Composition and definition of functions

Question

I have an excercise which i don't understand what a i doing wrong.

Let $\mathbb{R}$ be the rational numbers set. Let $h$ and $g$ be functions from $\mathbb{R}$ to $\mathbb{R}$: $$ g(x)=x+1;\quad h(x)=2x-1 $$ Then I have to compose $h \;\mathrm{o}\; g$ or $h(g(x))$: $$ h(g(x))=h(x+1)=2(x+1)-1 $$ Then the question is: if $h \;\mathrm{o}\; g$ is defined from $\mathbb{R}$ to $\mathbb{R}$, the answer is Yes but I don't know why.

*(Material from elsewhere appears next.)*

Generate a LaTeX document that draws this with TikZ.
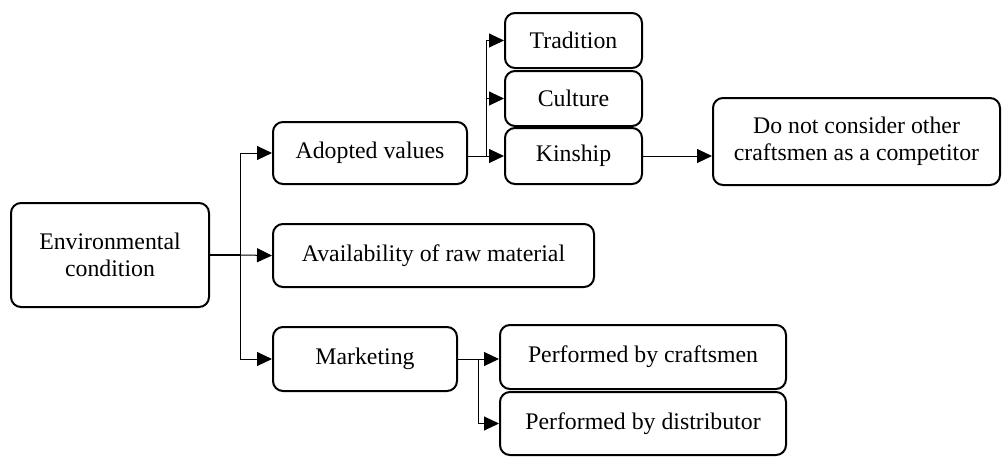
\documentclass[tikz,border=0pt]{standalone}
\usepackage{fontspec}
\setmainfont{Liberation Serif}
\usetikzlibrary{arrows.meta}

\tikzset{
  box/.style={draw,line width=1pt,rounded corners=5pt,align=center,inner sep=2pt},
  link/.style={line width=0.5pt,-{Triangle[length=7.5pt,width=7pt]}},
}

\begin{document}
\begin{tikzpicture}[x=0.5pt,y=-0.5pt,font=\fontsize{11.9}{13.6}\selectfont]
\useasboundingbox (0,0) rectangle (1002,456);
% left side
\node[box,minimum width=99pt,minimum height=52pt](env) at (110,255){Environmental\\condition};
\node[box,minimum width=97pt,minimum height=31pt](adopted) at (370,153){Adopted values};
\node[box,minimum width=160.5pt,minimum height=31.5pt](avail) at (433.5,255.5){Availability of raw material};
\node[box,minimum width=92pt,minimum height=32pt](market) at (365,359){Marketing};
% values
\node[box,minimum width=68.5pt,minimum height=27.5pt](trad) at (573.5,40.5){Tradition};
\node[box,minimum width=68.5pt,minimum height=27.5pt](cult) at (573.5,98.5){Culture};
\node[box,minimum width=68.5pt,minimum height=28pt](kin) at (573.5,156){Kinship};
\node[box,minimum width=143.5pt,minimum height=43.5pt](donot) at (856.5,141.5){Do not consider other\\craftsmen as a competitor};
% marketing
\node[box,minimum width=143pt,minimum height=32pt](craft) at (643,357){Performed by craftsmen};
\node[box,minimum width=143pt,minimum height=31.5pt](distr) at (643,423.5){Performed by distributor};
% connectors
\coordinate (split) at (240,255);
\coordinate (fork) at (486,156);
\coordinate (mfork) at (478,359);
\draw[line width=1pt](env.east)--(split);
\draw[link](split)--(avail.west);
\draw[link](split)|-(adopted.west);
\draw[link](split)|-(market.west);
\draw[link](adopted.east|-kin.west)--(kin.west);
\draw[link](fork)|-(trad.west);
\draw[link](fork)|-(cult.west);
\draw[link](kin.east)--(kin.east-|donot.west);
\draw[link](market.east)--(market.east-|craft.west);
\draw[link](mfork)|-(distr.west);
\end{tikzpicture}
\end{document}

We know that $0$ isn't an element in $\mathbb{R}$ so: $$ 2x+1=0\quad x=-0.5 $$ So for the value $-0.5$ the function isn't defined?

What am I doing wrong here?

Answer 1

If $g$ is a funtion from $A$ to $B$ and $h$ is a function from $B$ to $C$, then surely $h\circ g$ is a function from $A$ to $C$. This also holds if $A=B=C$ as here. Your doubts can only sten from some misinterpretations of the objects used.

• If $\mathbb R$ is the set of real numbers (as that is what this symbol conventionally denotes) then clearly $0\in\mathbb R$ and your doubt does not apply.
• If the question is concerend with rational numbers then the conventional symbol would rather be $\mathbb Q$, not $\mathbb R$. Still, $0$ is a rational number, so no problem here.
• If you really want $\mathbb R$ to denote some set that does not contain $0$ and still $g,h$ should be functions from that set to itself, it is possible that you rather want to talk about the set of irrational numbers. This set does not have a generally accepted notation, sometimes $\mathbb I$ is used, but most would just write $\mathbb R\setminus \mathbb Q$ without further abbreviation. Your doubt is still not valid in this case as the problematic $x=-0.5$ turns out to be rational (that is not irrational).

Answer 2

Well as said before everthing is fine, 0 is part of the rational numbers set so the function is defind.